* [DATA SEGMENT]:
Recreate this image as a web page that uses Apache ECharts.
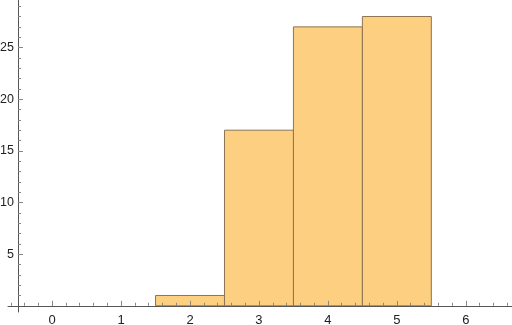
<!DOCTYPE html>
<html><head><meta charset="utf-8">
<script src="https://cdn.jsdelivr.net/npm/echarts@6/dist/echarts.min.js"></script>
<style>html,body{margin:0;padding:0;background:#fff}#c{width:512px;height:325px}</style>
</head><body><div id="c"></div>
<script>
const binCenters = [2, 3, 4, 5];
const binCounts = [1, 17, 27, 28];
const binWidth = 1;
const xTickLabels = [0, 1, 2, 3, 4, 5, 6];
const yTickLabels = [5, 10, 15, 20, 25];
const xMinorTicks = [];
for (let i = -3; i <= 33; i++) xMinorTicks.push(+(i * 0.2).toFixed(2));
const yMinorTicks = [];
for (let i = 1; i <= 29; i++) yMinorTicks.push(i);

const X_MIN = -0.64, X_MAX = 6.67, Y_MIN = -0.6, Y_MAX = 29.6;
const Y_AXIS_OFFSET = -10;
const axisColor = '#555';
const tickColor = '#888';
const font = {fontFamily: 'Liberation Sans, Arial, sans-serif', fontSize: 13, color: '#222'};

const chart = echarts.init(document.getElementById('c'), null, {renderer: 'canvas'});
chart.setOption({
  animation: false,
  grid: {left: 8, right: 0, top: 0, bottom: 13, containLabel: false, outerBoundsMode: 'none'},
  xAxis: [
    {type: 'value', min: X_MIN, max: X_MAX, z: 10,
     axisLine: {show: true, onZero: true, lineStyle: {color: axisColor, width: 1}},
     axisTick: {show: true, inside: true, length: 5, customValues: xTickLabels, lineStyle: {color: tickColor}},
     axisLabel: {show: true, customValues: xTickLabels, margin: 2, ...font},
     splitLine: {show: false}},
    {type: 'value', min: X_MIN, max: X_MAX, position: 'bottom', z: 10,
     axisLine: {show: false, onZero: true},
     axisTick: {show: true, inside: true, length: 3, customValues: xMinorTicks, lineStyle: {color: tickColor}},
     axisLabel: {show: false}, splitLine: {show: false}}
  ],
  yAxis: [
    {type: 'value', min: Y_MIN, max: Y_MAX, z: 10, offset: Y_AXIS_OFFSET,
     axisLine: {show: true, onZero: false, lineStyle: {color: axisColor, width: 1}},
     axisTick: {show: true, inside: true, length: 5, customValues: yTickLabels, lineStyle: {color: tickColor}},
     axisLabel: {show: true, customValues: yTickLabels, margin: 4, ...font, fontSize: 12.5},
     splitLine: {show: false}},
    {type: 'value', min: Y_MIN, max: Y_MAX, z: 10, offset: Y_AXIS_OFFSET, position: 'left',
     axisLine: {show: false, onZero: false},
     axisTick: {show: true, inside: true, length: 3, customValues: yMinorTicks, lineStyle: {color: tickColor}},
     axisLabel: {show: false}, splitLine: {show: false}}
  ],
  series: [{
    type: 'custom',
    xAxisIndex: 0, yAxisIndex: 0,
    data: binCenters.map((c, i) => [c, binCounts[i]]),
    renderItem: function (params, api) {
      const c = api.value(0), h = api.value(1);
      const p0 = api.coord([c - binWidth / 2, h]);
      const p1 = api.coord([c + binWidth / 2, 0]);
      return {
        type: 'rect',
        shape: {x: p0[0], y: p0[1], width: p1[0] - p0[0], height: p1[1] - p0[1]},
        style: {fill: '#fdcf80', stroke: '#8c7652', lineWidth: 1}
      };
    }
  }]
});
</script></body></html>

* [REQUEST]:
Return each line exactly as written. Any picture gets left out.

* [FINAL ANSWER]:
Recreate this image as a web page that uses Apache ECharts.
<!DOCTYPE html>
<html><head><meta charset="utf-8">
<script src="https://cdn.jsdelivr.net/npm/echarts@6/dist/echarts.min.js"></script>
<style>html,body{margin:0;padding:0;background:#fff}#c{width:512px;height:325px}</style>
</head><body><div id="c"></div>
<script>
const binCenters = [2, 3, 4, 5];
const binCounts = [1, 17, 27, 28];
const binWidth = 1;
const xTickLabels = [0, 1, 2, 3, 4, 5, 6];
const yTickLabels = [5, 10, 15, 20, 25];
const xMinorTicks = [];
for (let i = -3; i <= 33; i++) xMinorTicks.push(+(i * 0.2).toFixed(2));
const yMinorTicks = [];
for (let i = 1; i <= 29; i++) yMinorTicks.push(i);

const X_MIN = -0.64, X_MAX = 6.67, Y_MIN = -0.6, Y_MAX = 29.6;
const Y_AXIS_OFFSET = -10;
const axisColor = '#555';
const tickColor = '#888';
const font = {fontFamily: 'Liberation Sans, Arial, sans-serif', fontSize: 13, color: '#222'};

const chart = echarts.init(document.getElementById('c'), null, {renderer: 'canvas'});
chart.setOption({
  animation: false,
  grid: {left: 8, right: 0, top: 0, bottom: 13, containLabel: false, outerBoundsMode: 'none'},
  xAxis: [
    {type: 'value', min: X_MIN, max: X_MAX, z: 10,
     axisLine: {show: true, onZero: true, lineStyle: {color: axisColor, width: 1}},
     axisTick: {show: true, inside: true, length: 5, customValues: xTickLabels, lineStyle: {color: tickColor}},
     axisLabel: {show: true, customValues: xTickLabels, margin: 2, ...font},
     splitLine: {show: false}},
    {type: 'value', min: X_MIN, max: X_MAX, position: 'bottom', z: 10,
     axisLine: {show: false, onZero: true},
     axisTick: {show: true, inside: true, length: 3, customValues: xMinorTicks, lineStyle: {color: tickColor}},
     axisLabel: {show: false}, splitLine: {show: false}}
  ],
  yAxis: [
    {type: 'value', min: Y_MIN, max: Y_MAX, z: 10, offset: Y_AXIS_OFFSET,
     axisLine: {show: true, onZero: false, lineStyle: {color: axisColor, width: 1}},
     axisTick: {show: true, inside: true, length: 5, customValues: yTickLabels, lineStyle: {color: tickColor}},
     axisLabel: {show: true, customValues: yTickLabels, margin: 4, ...font, fontSize: 12.5},
     splitLine: {show: false}},
    {type: 'value', min: Y_MIN, max: Y_MAX, z: 10, offset: Y_AXIS_OFFSET, position: 'left',
     axisLine: {show: false, onZero: false},
     axisTick: {show: true, inside: true, length: 3, customValues: yMinorTicks, lineStyle: {color: tickColor}},
     axisLabel: {show: false}, splitLine: {show: false}}
  ],
  series: [{
    type: 'custom',
    xAxisIndex: 0, yAxisIndex: 0,
    data: binCenters.map((c, i) => [c, binCounts[i]]),
    renderItem: function (params, api) {
      const c = api.value(0), h = api.value(1);
      const p0 = api.coord([c - binWidth / 2, h]);
      const p1 = api.coord([c + binWidth / 2, 0]);
      return {
        type: 'rect',
        shape: {x: p0[0], y: p0[1], width: p1[0] - p0[0], height: p1[1] - p0[1]},
        style: {fill: '#fdcf80', stroke: '#8c7652', lineWidth: 1}
      };
    }
  }]
});
</script></body></html>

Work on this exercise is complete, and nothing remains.